La conjoncture française n’est pas favorable à ce genre d’introspection. A propos de la migration réunionnaise qu’il a organisée, l’Etat s’est toujours défaussé de ses responsabilités. En 2002, le ministre de l’emploi et de la solidarité a diligenté une enquête auprès de l’inspection générale des affaires sociales. Ce rapport, médiocre sur le plan scientifique, est également choquant sur le plan moral, puisque le ministère est ici juge et partie. Sans surprise, il dédouane l’Etat et ose même saluer "une relative réussite éducative". La justice a été saisie par des associations d’anciens pupilles ; mais, en 2007, la cour administrative d’appel de Bordeaux a jugé que l’affaire était prescrite.

 

On voit mal Nicolas Sarkozy, hostile à toute forme de "repentance", faire preuve du même courage que le premier ministre australien. Au-delà d’éventuels regrets, il faudrait surtout analyser lucidement cet épisode, afin de le faire entrer de plain-pied dans l’histoire nationale.

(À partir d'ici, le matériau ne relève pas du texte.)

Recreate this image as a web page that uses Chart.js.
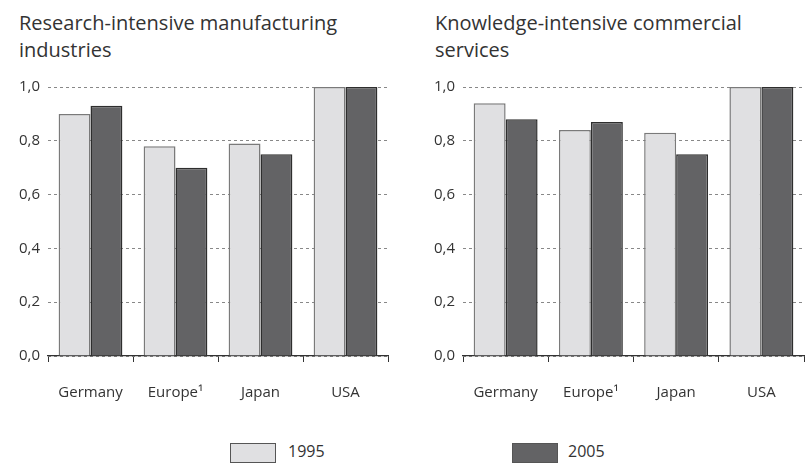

Car ce transfert d’enfants n’est pas un dérapage malheureux, mais une institution républicaine, séquelle du colonialisme dans la France de la Ve République : la migration des pupilles réunionnais, avec son cortège de suicidaires, de fous et de clochards, a été menée à bien parce qu’elle était conforme à l’idéal de la "plus grande France". Or, pour que la République prenne du recul sur la question, il faudrait la même révolution intellectuelle que celle qui a conduit à la condamnation du colonialisme. Les excuses du premier ministre australien risquent de résonner longtemps dans le silence assourdissant des responsables français.

 

Ivan Jablonka, maître de conférences au Collège de France, a publié Enfants en exil. Transfert de pupilles réunionnais en métropole (1963-1982), Seuil, 2007.